We can probably say with 98% certainty that your soulmate contract does not require you to indefinitely stay in a relationship that leaves you feeling unhappy. Why would the Divine subject you to that indefinitely? They won’t. But you can allow yourself to stay stuck until you realize you have 150% had enough. When the Universe wants us to learn a lesson, especially a lesson involving a soulmate contract, we will learn it. One way or another. We may go kicking and screaming through that lesson but we will learn it. There is nothing to be gained from staying in a soulmate relationship that leaves you unhappy and depressed except more unhappiness and depression. The Universe does not want us to be martyrs, they want us to live, love, laugh and evolve. Exercise your own individual free will, and get the heck out of there.
It is about assessing the situation fairly and deciding if this relationship truly works for you. If it does not, more then likely it is time to end it. This does not mean, however, you are ending your soulmate contract, it simply means you have completed it and ready to move on. If you are giving your own personal power away day after day to some guy who is not stepping up to the plate, you should be able to see the nature of your soulmate contract. Take your power back! If he makes you feel like crap because he does not call when he says he will, does not spend quality time with you or only sees you for sex, stop it. That nature of your soulmate contract is in front of you.
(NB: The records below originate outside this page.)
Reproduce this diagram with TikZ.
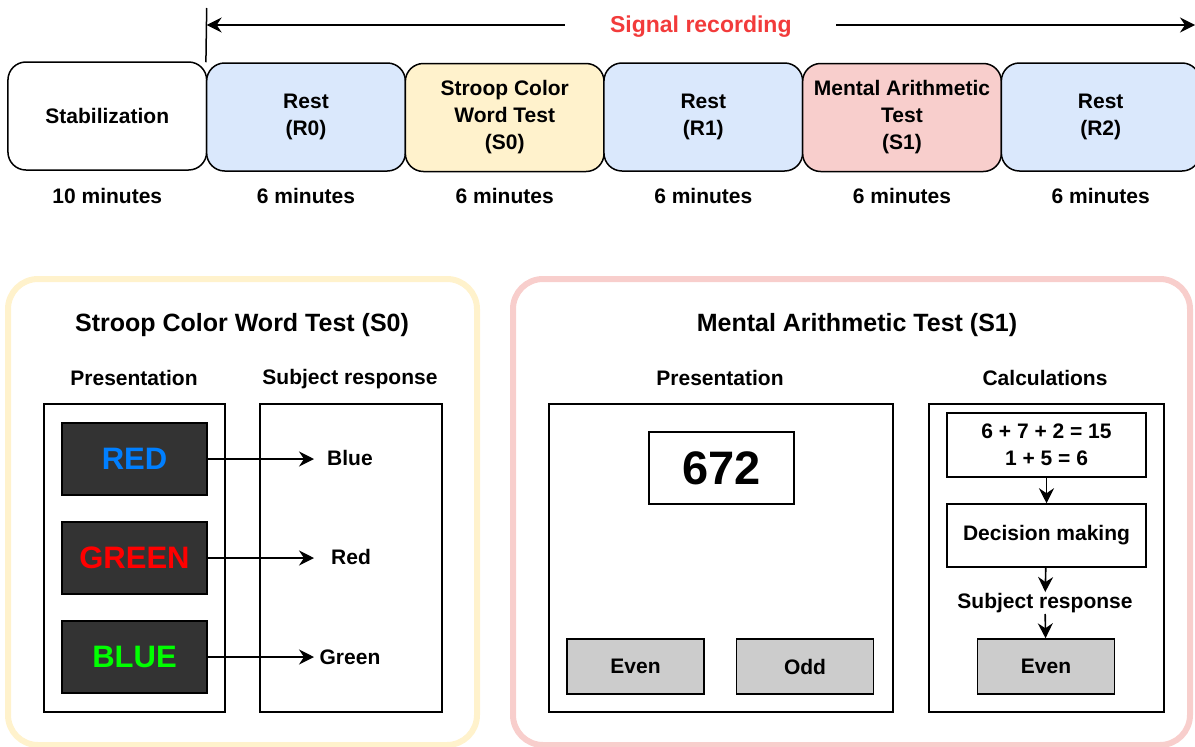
\documentclass[tikz,border=0pt]{standalone}
\usepackage{fontspec}
\setmainfont{Liberation Sans}
\usetikzlibrary{arrows.meta}
\definecolor{restblue}{HTML}{DAE8FC}
\definecolor{stroopyellow}{HTML}{FFF2CC}
\definecolor{mathred}{HTML}{F8CECC}
\definecolor{signalred}{HTML}{F23B3B}
\definecolor{darkscreen}{HTML}{333333}
\definecolor{btngray}{HTML}{CCCCCC}
\definecolor{wordblue}{HTML}{007FFF}
\definecolor{wordred}{HTML}{FF0000}
\definecolor{wordgreen}{HTML}{00FF00}

\begin{document}
\begin{tikzpicture}[x=1pt,y=-1pt,
  every node/.style={font=\bfseries\fontsize{21}{27}\selectfont, align=center},
  phase/.style={draw, line width=1.5pt, rounded corners=18pt, minimum width=198.7pt, minimum height=108pt},
  frame/.style={draw, line width=1.5pt},
  screen/.style={frame, fill=darkscreen, minimum width=145pt, minimum height=72pt, font=\bfseries\fontsize{31}{36}\selectfont},
  button/.style={frame, fill=btngray, minimum width=137pt, minimum height=55pt},
  panel/.style={line width=6pt, rounded corners=30pt},
  arr/.style={-{Stealth[length=15pt,width=15pt,inset=5pt]}, line width=1.6pt},
  title/.style={font=\bfseries\fontsize{25}{30}\selectfont}]
  \useasboundingbox (0,0) rectangle (1195,747);

  % timeline
  \node[phase]                 (stab)  at (107.3,116) {Stabilization};
  \node[phase, fill=restblue]  (rest0) at (306,117)   {Rest\\(R0)};
  \node[phase, fill=stroopyellow] (s0) at (504.7,117.5) {Stroop Color\\Word Test\\(S0)};
  \node[phase, fill=restblue]  (rest1) at (703.3,117) {Rest\\(R1)};
  \node[phase, fill=mathred]   (s1)    at (902,117.5)   {Mental Arithmetic\\Test\\(S1)};
  \node[phase, fill=restblue]  (rest2) at (1100.7,117) {Rest\\(R2)};
  \node (t0) at (107.3,196) {10 minutes};
  \node (t1) at (306,196)   {6 minutes};
  \node (t2) at (504.7,196) {6 minutes};
  \node (t3) at (703.3,196) {6 minutes};
  \node (t4) at (902,196)   {6 minutes};
  \node (t5) at (1100.7,196) {6 minutes};

  \coordinate (recTop) at (206.7,8);
  \coordinate (recL) at (206.7,25);
  \coordinate (recR) at (1195,25);
  \draw[line width=1.5pt] (recTop) -- (rest0.north west);
  \draw[arr, {Stealth[length=15pt,width=15pt,inset=5pt]}-{Stealth[length=15pt,width=15pt,inset=5pt]}] (recL) -- (recR)
    node[midway, fill=white, minimum width=271pt, yshift=-2pt, text=signalred, font=\bfseries\fontsize{23}{28}\selectfont] (rec) {Signal recording};

  % Stroop panel
  \draw[panel, stroopyellow] (8,279) rectangle (477,745);
  \node[title] (stroopT) at (242,325) {Stroop Color Word Test (S0)};
  \node (presL) at (134,378) {Presentation};
  \node (respL) at (350,379) {Subject response};
  \node[frame, minimum width=181pt, minimum height=308pt] (presBox) at (134.5,558) {};
  \node[frame, minimum width=182pt, minimum height=308pt] (respBox) at (351,558) {};
  \node[screen, text=wordblue]  (wRed)   at (134.5,459) {RED};
  \node[screen, text=wordred]   (wGreen) at (134.5,558) {GREEN};
  \node[screen, text=wordgreen] (wBlue)  at (134.5,657) {BLUE};
  \node (aBlue)  at (350,458) {Blue};
  \node (aRed)   at (351,557) {Red};
  \node (aGreen) at (350,657) {Green};
  \coordinate (ansx) at (314,0);
  \draw[arr] (wRed.east) -- (wRed.east -| ansx);
  \draw[arr] (wGreen.east) -- (wGreen.east -| ansx);
  \draw[arr] (wBlue.east) -- (wBlue.east -| ansx);

  % Mental arithmetic panel
  \draw[panel, mathred] (513,279) rectangle (1190,745);
  \node[title] (mathT) at (857,325) {Mental Arithmetic Test (S1)};
  \node (presR) at (720,378) {Presentation};
  \node (calcL) at (1045,378) {Calculations};
  \node[frame, minimum width=344pt, minimum height=308pt] (numBox) at (721,558) {};
  \node[frame, minimum width=145pt, minimum height=72pt, font=\bfseries\fontsize{47}{52}\selectfont] (num) at (721.5,468) {672};
  \node[button] (even) at (635.5,666.5) {Even};
  \node[button] (odd)  at (805,666.5)   {Odd};
  \node[frame, minimum width=235pt, minimum height=308pt] (calcBox) at (1046.5,558) {};
  \node[frame, minimum width=199pt, minimum height=64pt] (sums) at (1046.5,445) {6 + 7 + 2 = 15\\1 + 5 = 6};
  \node[frame, minimum width=199pt, minimum height=63pt] (decide) at (1046.5,535.5) {Decision making};
  \node[inner sep=1pt] (subj) at (1045,603) {Subject response};
  \node[button] (answer) at (1046,666.5) {Even};
  \draw[arr] (sums) -- (decide);
  \draw[arr] (decide) -- (subj);
  \draw[arr] (subj) -- (answer);
\end{tikzpicture}
\end{document}
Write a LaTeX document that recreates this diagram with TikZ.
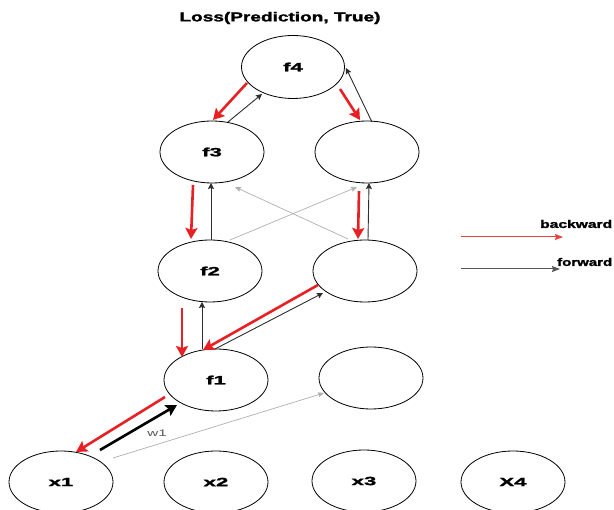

Here is the real dilemma of the matter. If you continue to stay in that relationship that is making you unhappy and disempowered, then you are directly working against your destiny. If you stay stuck in that space, you will get that same life lesson again, in a different way, more than likely with a different soulmate because you did not get it the first time. So for example, you decide to stay in the unhappy soulmate relationship with someone who is cheating on you, because of your connection. You decide to love him, no matter what, to understand better the principle of unconditional love. What about loving yourself? More than likely the cheating soulmate will end the relationship with you anyway, and then you are heart broken. After several years of healing, you meet another soulmate relationship and the entire cycle starts again. And if that is what it takes, all is well in the perfection of your soul, you will still have that life lesson.
You can end the contract by taking the step you need to take for your own personal happiness and fulfillment. You do not have to be a suffering martyr to a romantic soulmate relationship if you feel abused, degraded or unhappy. If you find yourself in this situation, end the relationship and end the karmic cycle between the two of you. More than likely you have been dancing this karmic dance for centuries, over and over playing different roles with each other, but the same scenario. Learn the lesson. Get off the roller coaster. Exercise your free will, that is why the Divine gave it to us. It does not mean you have broken your soulmate contract, it means you have completed it and overcome the challenges set forth in your agreement with that person. Congratulations!